The increasing volume and complexity of software systems and the growing demand of programming skills calls for efficient information retrieval techniques from source code documents. Programming related information seeking is often challenging for users facing constraints in knowledge and experience. Source code documents contain multi-faceted semi-structured text, having different levels of semantic information like syntax, blueprints, interfaces, flow graphs, dependencies and design patterns. Matching user queries optimally across these levels is a major challenge for information retrieval systems. Code recommendations can help information seeking and retrieval by pro-actively sampling similar examples based on the users context. These recommendations can be beneficial in improving learning via examples or improving code quality by sampling best practices or alternative implementations.
In this thesis, an attempt is made to help programming related information seeking processes via pro-active code recommendations, and information retrieval processes by extracting structural-semantic information from source code. I present CodeReco, a system that recommends semantically similar Java method samples. Conventional code recommendations found in integrated development environments are primarily driven by syntactical compliance and auto-completion, whereas CodeReco is driven by similarities in use of language and structure-semantics. Methods are transformed to a vector space model and a novel metric of similarity is designed. Features in this vector space are categorized as belonging to types signature, structure, concept and language for user personalization.

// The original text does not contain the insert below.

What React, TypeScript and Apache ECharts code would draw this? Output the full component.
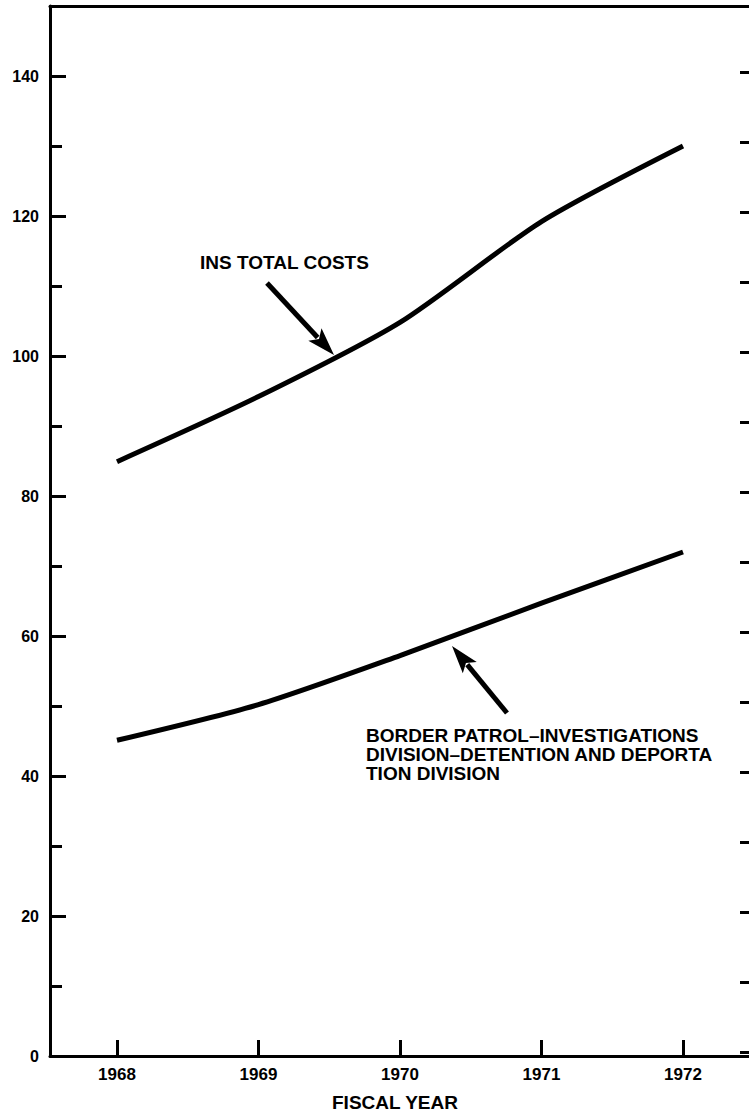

Offline tests show that CodeReco recommendations cover broader programming concepts and have higher conceptual similarity with their samples. A user study was conducted where users rated Java method recommendations that helped them icomplete two programming problems. 61.5% users were positive that real time method recommendations are helpful, and 50% reported this would reduce time spent in web searches. The empirical utility of CodeReco’s similarity metric on those problems was compared with a purely language based similarity metric (baseline). Baseline received higher ratings from novices, arguably due to lack of structure-semantics in their samples while seeking recommendations.